The Great Resignation has ended, taking with it a series of concerns about employee retention and finding hires with the right skills. However, this does not mean that Learning and Development (L&D) professionals — who were tapped by leadership to solve many of the problems associated with the Big Quit — get to take a break.
Driven by worries about the economy, workers are hunkering down at their current jobs for what’s being called “The Big Stay.” With fewer open roles and fewer applicants, most companies have eased up on finding talent with sought-after skills in the job market.
L&D’s new job? To develop the existing workforce’s skills to keep up with a rapidly evolving technological landscape.
What’s ‘The Big Stay?’
If you’re reading an L&D blog like this one, you probably remember The Great Resignation: the year after the COVID-19 pandemic hit, people started leaving their jobs in droves. Between 2021 and 2023, close to 100 million people left work, citing burnout, changing professional goals, and new job opportunities. This huge reshuffle in the labor market concerned employers, who scrambled to fill open roles and called on L&D to help retain existing employees.
Then, after two years of very high quit rates, resignation rates returned to pre-pandemic rates in 2023… and continued to slow. Now it appears that workers are staying put. Fewer new roles, job satisfaction, and economic uncertainties mean that workers are prioritizing job stability over the potential pay increases that come with jumping to a new position. ADP economist Nela Richardson coined the phrase “The Big Stay” to describe the phenomenon.
It’s great news for the employers who were worried about employee churn. But there’s a new problem: stable workforces risk skill stagnation, especially now, when Generative AI is changing both jobs and technology at a breakneck speed.
What can be done? You’ve probably already guessed: it involves learning.
The skills gap will still be a problem in 2025
No matter the job market, the skills gap continues to be a challenge for organizations, especially when it comes to technology skills. According to research from Robert Half, companies are saving up their budgets to attract talent with certain skills.
But what if candidates with the required skills simply don’t exist? At the moment, companies are particularly desperate for a handful of skills: AI, machine learning, application development, cybersecurity and cloud infrastructure, for example.

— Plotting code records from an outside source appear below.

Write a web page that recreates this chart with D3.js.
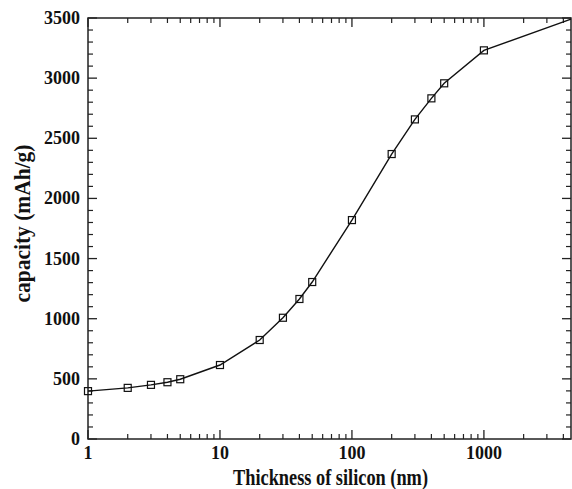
<!DOCTYPE html>
<html>
<head>
<meta charset="utf-8">
<script src="https://cdn.jsdelivr.net/npm/d3@7"></script>
<style>
  body { margin: 0; background: #fff; }
  text { font-family: "Liberation Serif", "Times New Roman", serif; font-weight: bold; fill: #111; }
</style>
</head>
<body>
<svg id="chart" width="572" height="489"></svg>
<script>
// thickness (nm) and capacity (mAh/g)
const thickness = [1, 2, 3, 4, 5, 10, 20, 30, 40, 50, 100, 200, 300, 400, 500, 1000];
const capacity = [398, 425, 450, 472, 497, 615, 823, 1008, 1164, 1305, 1820, 2369, 2657, 2832, 2957, 3231];
// the line runs on past the last marker to the right edge
const tailThickness = [4570];
const tailCapacity = [3490];

const xTickLabels = ["1", "10", "100", "1000"];
const yTickLabels = ["0", "500", "1000", "1500", "2000", "2500", "3000", "3500"];

const margin = { top: 18, right: 1, bottom: 50, left: 88 };
const width = 572 - margin.left - margin.right;
const height = 489 - margin.top - margin.bottom;

const svg = d3.select("#chart");
const g = svg.append("g")
  .attr("transform", "translate(" + margin.left + "," + margin.top + ")");

const x = d3.scaleLog().domain([1, tailThickness[0]]).range([0, width]);
const y = d3.scaleLinear().domain([0, 3500]).range([height, 0]);

// minor ticks for both axes
const xMinor = [];
for (let dec = 1; dec <= 1000; dec *= 10) {
  for (let k = 2; k <= 9; k++) {
    if (dec * k <= tailThickness[0]) xMinor.push(dec * k);
  }
}
const xMajor = xTickLabels.map(Number);
const yMajor = yTickLabels.map(Number);
const yMinor = d3.range(0, 3501, 100).filter((v) => v % 500 !== 0);

// frame
g.append("rect")
  .attr("width", width)
  .attr("height", height)
  .attr("fill", "none")
  .attr("stroke", "#222")
  .attr("stroke-width", 1.5);

// inward ticks on bottom and top
[height, 0].forEach((edge) => {
  const dir = edge === 0 ? 1 : -1;
  g.selectAll(null).data(xMajor).enter().append("line")
    .attr("x1", (d) => x(d)).attr("x2", (d) => x(d))
    .attr("y1", edge).attr("y2", edge + dir * 9)
    .attr("stroke", "#222").attr("stroke-width", 1.3);
  g.selectAll(null).data(xMinor).enter().append("line")
    .attr("x1", (d) => x(d)).attr("x2", (d) => x(d))
    .attr("y1", edge).attr("y2", edge + dir * 5)
    .attr("stroke", "#222").attr("stroke-width", 1.2);
});

// inward ticks on left and right
[0, width].forEach((edge) => {
  const dir = edge === 0 ? 1 : -1;
  g.selectAll(null).data(yMajor).enter().append("line")
    .attr("x1", edge).attr("x2", edge + dir * 9)
    .attr("y1", (d) => y(d)).attr("y2", (d) => y(d))
    .attr("stroke", "#222").attr("stroke-width", 1.3);
  g.selectAll(null).data(yMinor).enter().append("line")
    .attr("x1", edge).attr("x2", edge + dir * 5)
    .attr("y1", (d) => y(d)).attr("y2", (d) => y(d))
    .attr("stroke", "#222").attr("stroke-width", 1.2);
});

// tick labels
g.selectAll(null).data(xTickLabels).enter().append("text")
  .attr("x", (d) => x(+d))
  .attr("y", height + 20)
  .attr("text-anchor", "middle")
  .attr("font-size", 18)
  .text((d) => d);

g.selectAll(null).data(yTickLabels).enter().append("text")
  .attr("x", -8)
  .attr("y", (d) => y(+d) + 6)
  .attr("text-anchor", "end")
  .attr("font-size", 18)
  .text((d) => d);

// axis titles (the original lettering is tall and narrow)
g.append("text")
  .attr("x", width / 2 + 1)
  .attr("y", height + 46)
  .attr("text-anchor", "middle")
  .attr("font-size", 23)
  .attr("textLength", 195)
  .attr("lengthAdjust", "spacingAndGlyphs")
  .text("Thickness of silicon (nm)");

g.append("text")
  .attr("transform", "translate(" + (-58) + "," + (height / 2 - 5) + ") rotate(-90)")
  .attr("text-anchor", "middle")
  .attr("font-size", 23)
  .attr("textLength", 158)
  .attr("lengthAdjust", "spacingAndGlyphs")
  .text("capacity (mAh/g)");

// curve
const points = thickness.map((t, i) => ({ t: t, c: capacity[i] }));
const linePoints = points.concat(tailThickness.map((t, i) => ({ t: t, c: tailCapacity[i] })));

const line = d3.line()
  .x((d) => x(d.t))
  .y((d) => y(d.c));

g.append("path")
  .datum(linePoints)
  .attr("d", line)
  .attr("fill", "none")
  .attr("stroke", "#111")
  .attr("stroke-width", 1.4);

// open square markers
g.selectAll(".marker")
  .data(points)
  .enter()
  .append("rect")
  .attr("class", "marker")
  .attr("x", (d) => x(d.t) - 3.5)
  .attr("y", (d) => y(d.c) - 3.5)
  .attr("width", 7)
  .attr("height", 7)
  .attr("fill", "none")
  .attr("stroke", "#111")
  .attr("stroke-width", 1.2);
</script>
</body>
</html>
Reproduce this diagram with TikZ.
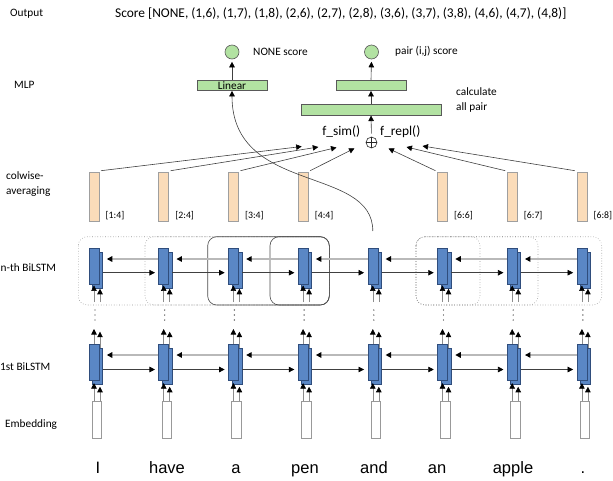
\documentclass[tikz,border=0pt]{standalone}
\usepackage{fontspec}
\setmainfont{Carlito}
\newfontfamily\wordfont{Liberation Sans}
\usetikzlibrary{arrows.meta}
\usetikzlibrary{calc}

\definecolor{lstmblue}{HTML}{5A87C5}
\definecolor{lstmedge}{HTML}{2F4D7C}
\definecolor{avgfill}{HTML}{FBDCB9}
\definecolor{mlpgreen}{HTML}{B2E2A2}

\begin{document}
\begin{tikzpicture}[x=1pt,y=-1pt,>={Triangle[length=5.5pt,width=5.5pt,color=black]},
        lstm/.style={rectangle,draw=lstmedge,fill=lstmblue,minimum width=10pt,minimum height=36pt,inner sep=0pt,line width=.5pt},
        emb/.style={rectangle,draw=gray!80,fill=white,minimum width=9.5pt,minimum height=36.5pt,inner sep=0pt,line width=.6pt},
        avg/.style={rectangle,draw=gray!75,fill=avgfill,minimum width=10pt,minimum height=49pt,inner sep=0pt,outer sep=2pt,line width=.6pt},
        mlp/.style={rectangle,draw=gray!70!black,fill=mlpgreen,minimum height=10.5pt,inner sep=0pt,line width=.6pt},
        score/.style={circle,draw=gray!70!black,fill=mlpgreen,minimum size=14pt,inner sep=0pt,line width=.6pt},
        lbl/.style={anchor=west,inner sep=0pt,font=\fontsize{11.3pt}{15pt}\selectfont},
        big/.style={inner sep=0pt,font=\fontsize{13.4pt}{15pt}\selectfont},
        rng/.style={anchor=west,inner sep=0pt,font=\fontsize{9.8pt}{11pt}\selectfont},
        word/.style={anchor=base,inner sep=0pt,font=\wordfont\fontsize{16.5pt}{18pt}\selectfont},
        bwd/.style={->,draw=gray!55,line width=1.3pt,shorten >=4pt},
        fwd/.style={->,draw=black!75,line width=.6pt,shorten >=3.5pt},
        uparr/.style={->,draw=gray!90,line width=.6pt},
        link/.style={->,draw=black!75,line width=.6pt},
        dotbox/.style={draw=gray!85,dotted,line width=.6pt,rounded corners=9pt},
        solbox/.style={draw=black!70,line width=.6pt,rounded corners=9pt}]
  \useasboundingbox (0,0) rectangle (613,480);

  % row labels
  \node[lbl] (lout) at (10,13.5) {Output};
  \node[big,anchor=west] (sc) at (115,13.5) {Score [NONE, (1,6), (1,7), (1,8), (2,6), (2,7), (2,8), (3,6), (3,7), (3,8), (4,6), (4,7), (4,8)]};
  \node[lbl] (lmlp) at (14,85) {MLP};
  \node[lbl,align=left] (lcol) at (6,184.5) {colwise-\\averaging};
  \node[lbl] (lnth) at (0.5,268) {n-th BiLSTM};
  \node[lbl] (l1st) at (0,366.5) {1st BiLSTM};
  \node[lbl] (lemb) at (5,425) {Embedding};

  % spans over the n-th layer
  \foreach \l/\st in {78.3/dotbox,145/dotbox,207.7/solbox,270/solbox}
    \draw[\st] (\l,236.7) rectangle (329.3,305);
  \foreach \r in {480,538,601.7}
    \draw[dotbox] (416,236.7) rectangle (\r,305);

  % columns
  \foreach \i in {1,...,8}{
    \pgfmathsetmacro\cx{94+69.7*(\i-1)}
    \node[lstm] (nb\i) at (\cx+3.5,270) {};
    \node[lstm] (nf\i) at (\cx,266.2) {};
    \node[lstm] (fb\i) at (\cx+3.5,366) {};
    \node[lstm] (ff\i) at (\cx,362.3) {};
    \node[emb] (e\i) at (\cx+3,420) {};
    \coordinate (ni\i) at (\cx,302);
    \coordinate (nj\i) at (\cx+6,302);
    \coordinate (fo\i) at (\cx,329);
    \coordinate (fp\i) at (\cx+6,331.7);
    \draw[uparr,shorten >=2.5pt] (e\i.north -| ff\i) -- (ff\i.south);
    \draw[uparr,shorten >=2.5pt] ([xshift=2.5pt]e\i.north -| fb\i) -- ([xshift=2.5pt]fb\i.south);
    \draw[uparr] (ff\i.north) -- (fo\i);
    \draw[uparr] ([xshift=2.5pt]fb\i.north) -- (fp\i);
    \draw[uparr,shorten >=1pt] (ni\i) -- (nf\i.south);
    \draw[uparr,shorten >=.5pt] (nj\i) -- ([xshift=2.5pt]nb\i.south);
    \foreach \d in {310,315,320}
      \fill[black!80] (\cx+1,\d) circle (.7);
  }

  % recurrent links
  \foreach \i [count=\j from 2] in {1,...,7}{
    \draw[bwd] ([yshift=7.2pt]nf\j.west) -- ([yshift=7.2pt]nf\j.west -| nb\i.east);
    \draw[fwd] ([yshift=-2.7pt]nb\i.east) -- ([yshift=-2.7pt]nb\i.east -| nf\j.west);
    \draw[bwd] ([yshift=7.3pt]ff\j.west) -- ([yshift=7.3pt]ff\j.west -| fb\i.east);
    \draw[fwd] ([yshift=-3.5pt]fb\i.east) -- ([yshift=-3.5pt]fb\i.east -| ff\j.west);
  }

  % words
  \foreach \i/\wx/\w in {1/98/I,2/167/have,3/236/a,4/305/pen,5/374/and,6/437/an,7/513/apple,8/583/.}
    \node[word] (w\i) at (\wx,473) {\w};

  % colwise averaging
  \foreach \i/\r in {1/[1:4],2/[2:4],3/[3:4],4/[4:4],6/[6:6],7/[6:7],8/[6:8]}{
    \pgfmathsetmacro\cx{94+69.7*(\i-1)}
    \node[avg] (a\i) at (\cx,197.2) {};
    \node[rng] (r\i) at (\cx+11.5,216) {\r};
  }

  % combination
  \node[circle,draw=black!85,minimum size=11pt,inner sep=0pt,line width=.6pt] (plus) at (371.5,142.5) {};
  \draw[black!85,line width=.6pt] (plus.north) -- (plus.south) (plus.west) -- (plus.east);
  \node[big,anchor=east] (fsim) at (360.5,131.5) {f\_sim()};
  \node[big,anchor=west] (frepl) at (380,131.5) {f\_repl()};

  \coordinate (t1) at (301.7,146.5);
  \coordinate (t2) at (318.3,147);
  \coordinate (t3) at (336.5,147.5);
  \coordinate (t4) at (354.5,148.3);
  \coordinate (t6) at (388.5,148.5);
  \coordinate (t7) at (406.5,147);
  \coordinate (t8) at (422.5,146);
  \foreach \i in {1,2,3,4}
    \draw[link] (a\i.north east) -- (t\i);
  \foreach \i in {6,7,8}
    \draw[link] (a\i.north west) -- (t\i);

  % MLP
  \node[mlp,minimum width=140pt] (allp) at (371,110) {};
  \node[mlp,minimum width=70pt] (pairl) at (371,85.3) {};
  \node[mlp,minimum width=70pt,font=\fontsize{11.3pt}{13pt}\selectfont] (lin) at (232,85.3) {Linear};
  \node[score] (nones) at (232,52) {};
  \node[score] (pairs) at (371.5,52) {};
  \node[lbl] (tnone) at (253,51.5) {NONE score};
  \node[lbl] (tpair) at (395,51.5) {pair (i,j) score};
  \node[lbl,align=left] (tcalc) at (456,99.5) {calculate\\all pair};

  \draw[link,shorten <=3pt] (plus.north) -- (allp.south);
  \draw[link] (allp.north) -- (pairl.south);
  \draw[link,shorten >=2.5pt] (pairl.north) -- (pairs.south);
  \draw[link,shorten >=2.5pt] (lin.north) -- (nones.south);

  % NONE path from the 5th word
  \coordinate (c5) at (372.8,231);
  \draw[link] (c5) .. controls (372.8,165) and (232,195) .. (lin.south);
\end{tikzpicture}
\end{document}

Some roles may require advanced proficiency with all of those skills, something few candidates have.
“Sometimes these job descriptions are looking for a unicorn,” said Robert Half Senior Regional Director Nicole Sims on the Bytes and Banter podcast. Sims says that companies have been filling in the skills gap by investing in the skills of their current teams — in other words, they are creating their own unicorns.
This is being done in a variety of ways; according to Robert Half’s 2025 Technology Salary Guide, 58% of companies are upskilling their current staff, 52% are reskilling, 47% are implementing mentoring programs, and 47% are paying for professional certifications.
How can L&D address the challenges of the Big Stay?
Learning is a valuable asset, both for employees who are looking to build their skills and for organizations looking to create sought-after skill sets in-house. There are a number of approaches that L&D can take to help both groups make the most of the Big Stay:
1. Skills-based training
There’s evidence that organizations may be moving away from job titles and roles and focusing more on skills, shaping work around the skills and interests of individual workers and freeing team members to take on tasks that might have fallen outside their roles in the past. This also allows organizations to train team members with an interest in or aptitude for AI. However, for this approach to work, an organization has to know who has which skills, as well as which core skills are needed — and only 10% of companies currently have those insights. Training Industry’s 2025 Trends Report listed skills transparency initiatives as a major L&D trend going into the next year.
2. Hiring for potential
One of the ways companies are bridging the skills gap is by hiring candidates with the potential to learn sought-after skills. This is a way of planning for the future. Sims says many companies are packing job ads with technology they don’t have yet, but which they plan to implement in coming years. Candidates who are interested in learning skills on the job, and who demonstrate an ability to be taught have a good chance at landing those jobs, meaning that L&D should plan to create content around leading-edge technology.
3. Grow your own leadership
Another trend listed by Training Industry is leadership training; organizations are struggling to improve leadership pipelines — often because they focus only on current management. Opening leadership training programs to all employees through mentorship programs and coaches, as well as more formal leadership techniques, is a way to build an internal source of leadership — especially when external candidates are scarce.
Remember the human side of the changing workplace
Technology is a big driver in L&D, especially since the rise of GenAI, which is revolutionizing how organizations train and learn. However, it’s important to remember the impact technology changes and the job market have on human beings.
A recent survey of 2,005 workers found that 96% were feeling stress about changes at work, including concerns about AI adoption. Stress has been a constant for workers; for many of those workers participating in the Big Stay, the decision to remain in one job is also a result of anxiety about economic uncertainty.
It’s important for organizations to recognize those stressors and address them. At its core L&D is a human pursuit. Understanding the stresses on your learners can help to shape the programs you design to improve and support them.